The “both-and” of grace

I was yesterday years old when I realized there were better ways to love and care for my crepe Myrtle tree than I knew.

Look. No one ever confused me for a green thumb. I’ve loved crepe Myrtle trees for years and was so happy when our father in law gave us two. I love watching them go from stark, empty branches to a full explosion of pink in the summer time. I never thought more about it.

Our trees were late in blooming this year, but, what else would you expect in 2020? I finally googled to see what, as a Myrtle momma, I was doing wrong, and learned that I was supposed to prune them. In the fall.

Whoops.

This evening I went out to take a closer look and found this bunch of flowers. I did nothing to cause them to grow. I did nothing to earn them. Yet here they were, in all of their hot pink glory.

Complete, unmerited grace.

And yet…and yet what did we miss out on this year because I hadn’t pruned the tree last fall? Yes, the tree is doing its thing and providing its color, but could there be more?

I can’t help but think of the “both and” of my own life. I am fully and completely loved and I experience unearned grace on the daily. And also there is so much more beauty, peace, and color that I can have when I know how to love and care for myself and my soul better. When I know and use daily practices that feel as boring as pruning back some leaves in the chilly fall, it’s hard to believe it’s worth it some days. But then, almost without warning, the explosion of color erupts, the peace in a difficult situation, realizing that there are hints and scents of patience, kindness and goodness in my words and actions throughout the day.

And I realize it’s been worth it. Not because I earned it, but because the promise of beauty was there for me all along.

The Invitation

Have you ever been tired? Like, deep in the bones, deep in your soul, weary-tired?

It seems like the more tired we are, the more easily we fall into the patterns that come easily. Scrolling Instagram and Facebook. Zoning out to whatever home-improvement show is on TV. We fall back into patterns with our spouse, with our coworkers, with our children, with our perfectionism, or with our anxiety that exhaust us but at least feel comfortable.

And yet, there’s a small voice that whispers. An invitation to something more. Deeper. Fuller. There must be more to this. There must be more to this than doing the same things over and over again, expecting everything will be different this time. There must be more than the inner noise that almost matches the volume of the outer noise and drowns out all we know to be good and right. There must be another way.

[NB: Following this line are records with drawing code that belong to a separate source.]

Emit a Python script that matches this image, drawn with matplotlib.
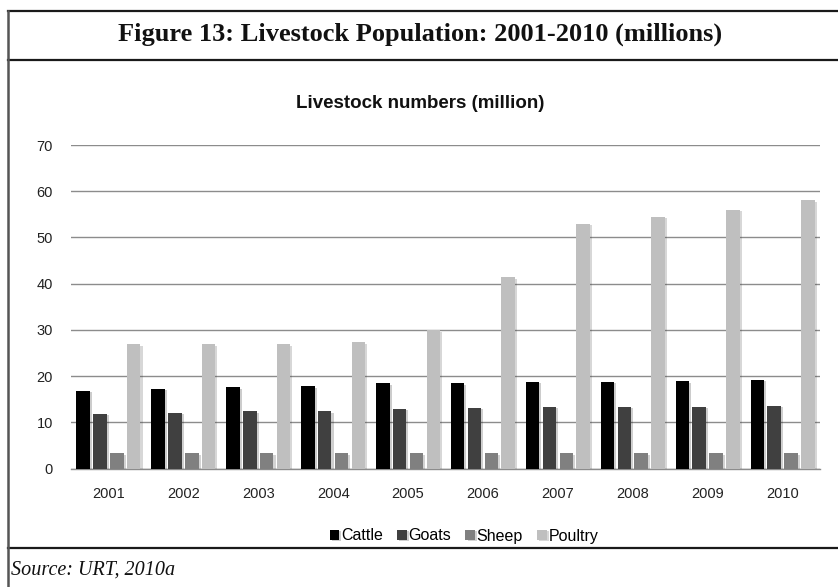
import numpy as np
import matplotlib
matplotlib.use("Agg")
import matplotlib.pyplot as plt
import matplotlib.patheffects as pe
from matplotlib.lines import Line2D

# Livestock numbers in millions, 2001-2010
years = ["2001", "2002", "2003", "2004", "2005", "2006", "2007", "2008", "2009", "2010"]
cattle = [16.8, 17.3, 17.6, 17.8, 18.4, 18.4, 18.7, 18.7, 18.9, 19.2]
goats = [11.8, 12.0, 12.4, 12.4, 12.9, 13.1, 13.3, 13.3, 13.3, 13.5]
sheep = [3.3, 3.3, 3.3, 3.3, 3.3, 3.3, 3.3, 3.3, 3.3, 3.3]
poultry = [26.9, 26.9, 26.9, 27.3, 29.9, 41.4, 53.0, 54.5, 56.0, 58.0]

series = [("Cattle", cattle, "#000000"),
          ("Goats", goats, "#404040"),
          ("Sheep", sheep, "#808080"),
          ("Poultry", poultry, "#bfbfbf")]

W, H = 838, 587
fig = plt.figure(figsize=(W / 100, H / 100), dpi=100)

# frame around the figure box
def hline(y, x0=8, x1=W, lw=1.6, c="#1a1a1a"):
    fig.add_artist(Line2D([x0 / W, x1 / W], [1 - y / H, 1 - y / H], lw=lw, color=c))

hline(11)
hline(60)
hline(548)
fig.add_artist(Line2D([8 / W, 8 / W], [1 - 11 / H, 0], lw=1.8, color="#555555"))

fig.text(420 / W, 1 - 34 / H, "Figure 13: Livestock Population: 2001-2010 (millions)",
         ha="center", va="center", fontsize=19, family="Liberation Serif",
         fontweight="bold", color="#111111")
fig.text(11 / W, 1 - 570 / H, "Source: URT, 2010a", ha="left", va="center",
         fontsize=14.5, family="Liberation Serif", style="italic", color="#111111")
fig.text(420 / W, 1 - 103 / H, "Livestock numbers (million)", ha="center", va="center",
         fontsize=13.5, family="Liberation Sans", fontweight="bold", color="#111111")

ax = fig.add_axes([71 / W, 118.5 / H, (820 - 71) / W, (468.5 - 145) / H])

x = np.arange(len(years))
step = 0.225
width = 0.18
shadow = [pe.SimplePatchShadow(offset=(1.5, -1), alpha=0.2), pe.Normal()]
for i, (name, vals, col) in enumerate(series):
    bars = ax.bar(x + (i - 1.5) * step, vals, width, color=col, label=name, zorder=3)
    for b in bars:
        b.set_path_effects(shadow)

ax.set_xlim(-0.5, len(years) - 0.5)
ax.set_ylim(0, 70)
ax.set_yticks(range(0, 71, 10))
ax.set_xticks(x)
ax.set_xticklabels(years)
ax.yaxis.grid(True, color="#8c8c8c", lw=1.0, zorder=0)
ax.set_axisbelow(True)
for s in ["left", "right", "top"]:
    ax.spines[s].set_visible(False)
ax.spines["bottom"].set_color("#8c8c8c")
ax.spines["bottom"].set_linewidth(1.0)
ax.tick_params(axis="both", length=0, labelsize=10.5, colors="#222222")
ax.tick_params(axis="y", pad=13)
ax.tick_params(axis="x", pad=13)
for lab in ax.get_xticklabels() + ax.get_yticklabels():
    lab.set_family("Liberation Sans")

fig.legend(loc="center", bbox_to_anchor=(464 / W, 1 - 536 / H), ncol=4, frameon=False,
           handlelength=0.6, handleheight=0.6, handletextpad=0.1, columnspacing=0.9,
           prop={"family": "Liberation Sans", "size": 11.5})

fig.savefig("out.png", dpi=100, facecolor="white")
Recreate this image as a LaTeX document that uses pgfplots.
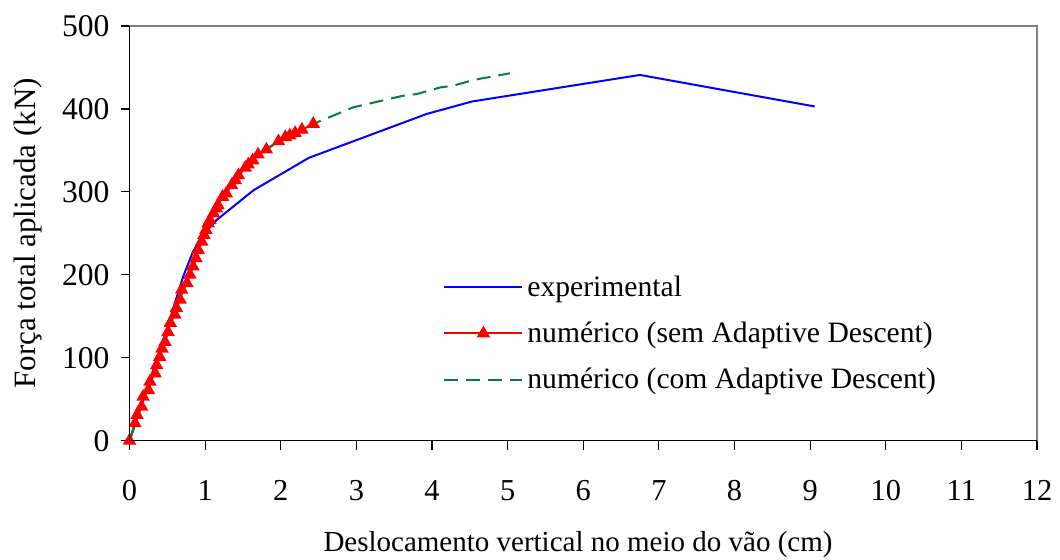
\documentclass[border=0pt]{standalone}
\usepackage{fontspec}
\setmainfont{Liberation Serif}
\usepackage{pgfplots}
\pgfplotsset{compat=1.18}

\definecolor{expblue}{RGB}{0,0,255}
\definecolor{numred}{RGB}{255,0,0}
\definecolor{numgreen}{RGB}{0,128,64}

\begin{document}
\begin{tikzpicture}
\begin{axis}[
  at={(0,0)}, anchor=south west,
  width=453.75pt, height=207.35pt, scale only axis,
  xmin=0, xmax=12, ymin=0, ymax=500,
  xtick={0,1,...,12}, ytick={0,100,...,500},
  tick pos=left, tick align=outside, major tick length=4.5pt,
  tick style={black, line width=0.6pt},
  axis line style={gray, line width=0.65pt},
  font=\fontsize{14.5}{17}\selectfont,
  ticklabel style={font=\fontsize{15.2}{18}\selectfont},
  /pgf/number format/assume math mode=true,
  xticklabel style={anchor=center, yshift=-20.5pt},
  yticklabel style={anchor=east, xshift=-2pt, font=\fontsize{15.8}{18}\selectfont},
  xlabel={Deslocamento vertical no meio do vão (cm)},
  ylabel={Força total aplicada (kN)},
  xlabel style={at={(axis description cs:0.4942,-0.2515)}, anchor=center},
  ylabel style={at={(axis description cs:-0.1118,0.5)}, anchor=center,
    font=\fontsize{15.5}{18}\selectfont},
  legend cell align=left,
  legend style={draw=none, fill=none, inner sep=0pt,
    at={(axis description cs:0.3455,0.409)}, anchor=north west,
    row sep=7.3pt, font=\fontsize{14.8}{17}\selectfont},
  legend image code/.code={%
    \draw[mark repeat=2, mark phase=2, #1]
      plot coordinates {(0pt,0pt) (19.5pt,0pt) (39pt,0pt)};},
  after end axis/.code={%
    \draw[black, line width=0.65pt] (rel axis cs:0,1) -- (rel axis cs:0,0) -- (rel axis cs:1,0);},
]
% experimental
\addplot[expblue, line width=1pt, no marks] coordinates {
  (0,0) (0.45,122) (0.71,198) (0.84,228) (0.97,248) (1.15,266)
  (1.64,302) (2.37,341) (3.93,394) (4.53,409) (6.75,441) (9.06,403)
};
\addlegendentry{experimental}
% numerico sem Adaptive Descent
\addplot[numred, line width=1pt, mark=triangle*, mark size=2.9pt,
  mark options={solid, fill=numred}] coordinates {
  (0,0) (0.073,21) (0.10,31) (0.16,41) (0.18,53) (0.25,61) (0.27,71)
  (0.34,81) (0.36,91) (0.40,101) (0.43,111) (0.47,119) (0.51,131)
  (0.54,142) (0.60,152) (0.62,160) (0.67,170) (0.69,182) (0.76,190)
  (0.80,200) (0.84,210) (0.88,220) (0.91,230) (0.955,240) (0.985,248)
  (1.01,254) (1.04,262) (1.065,266) (1.11,274) (1.15,280) (1.17,284)
  (1.23,294) (1.28,298) (1.35,308) (1.40,314) (1.44,320) (1.53,329)
  (1.57,333) (1.63,338) (1.70,345) (1.81,351) (1.97,361) (2.06,366)
  (2.12,368) (2.19,371) (2.28,375) (2.43,382)
};
\addlegendentry{numérico (sem Adaptive Descent)}
% numerico com Adaptive Descent
\addplot[numgreen, line width=1pt, dash pattern=on 7pt off 4pt, no marks] coordinates {
  (0,0) (0.27,71) (0.54,142) (0.84,210) (1.04,262) (1.23,294)
  (1.44,320) (1.70,345) (1.97,361) (2.19,371) (2.43,382) (2.96,402)
  (3.62,416) (3.80,418) (4.11,426) (4.28,428) (4.55,435) (5.03,443)
};
\addlegendentry{numérico (com Adaptive Descent)}
\end{axis}
\pgfresetboundingbox
\path (-64.75pt,-59.15pt) rectangle (465.25pt,220.35pt);
\end{tikzpicture}
\end{document}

The picture above is from Radnor Lake State Park in Nashville, TN. I had a day free and wasn’t quite sure how exactly to spend such an extravagance. The list of to-do’s and should-do’s had grown, but I heard the voice calling me out into something else. Slower. Quieter. I left the list behind, and drove to Radnor.

This picture perfectly captures the invitation I felt that day. A turn in the path led me to this view. To the blue of the water and the white of the clouds. To the fresh air and silent bench where I could sit and absorb the nature sounds around me and quiet my own mind enough to fully embrace peace. I listened. I took a lot of deep breaths. I walked slowly and noticed All The Things. Every leaf, bird, stone, and tree.

Here’s what I love about Radnor Lake. It’s not too far from a busy city, with all kinds of (honky tonkin’) noise.

In Enneagram language, I resonate with Type 5: The Observer. I tend to fall into the pattern of believing that if I read about how to do a practice, it’s as good as doing it. You will probably have a different belief about practices that keeps you stuck from the fullness of experiencing it for yourself: that you would have to be prepared to do it perfectly, that it would be too selfish, that you would have to find a way to make it productive, that it would be horrible if you got bored in the middle of it. That you don’t have the time.

Lies. Noise. It’s like one of the old TVs that would go to static after midnight.

The truth is, the Invitation is always present and it’s true for all of us. The Invitation isn’t even something that we need to escape to, or go away to find (although those are precious times). The Invitation to practice can be right here. Right where you are. In the middle of your workday. In the middle of corralling your children. In the middle of Walmart (okay, that might be going a little too far).

What is the Invitation? It’s the invitation to see another way. To recognize your patterns for what they truly are: malformed attempts at being enough that used to work to a degree but don’t work anymore. It’s an invitation to stop and pause long enough to see what other options there are for responding. It’ll be different for each of us. My journey won’t look the same as yours. But I love getting to help others understand where to take the first step.

Is it scary? Sometimes. Stepping out into water, you don’t know if it’s cold or hot, deep or shallow. Unknowing what we thought we knew can feel like an unraveling. Is it hard? Oh, friend. Yes. It’s hard enough that it’s not a journey that you should go alone. Is it worth it? Always. Leaving behind the shell of what we thought we knew to become what we were created to be colors every day with brighter hues.

What about you? What are some practices that have helped you let go of old patterns? Have you heard of practices that you would like to try? How has the Enneagram helped you understand your journey better?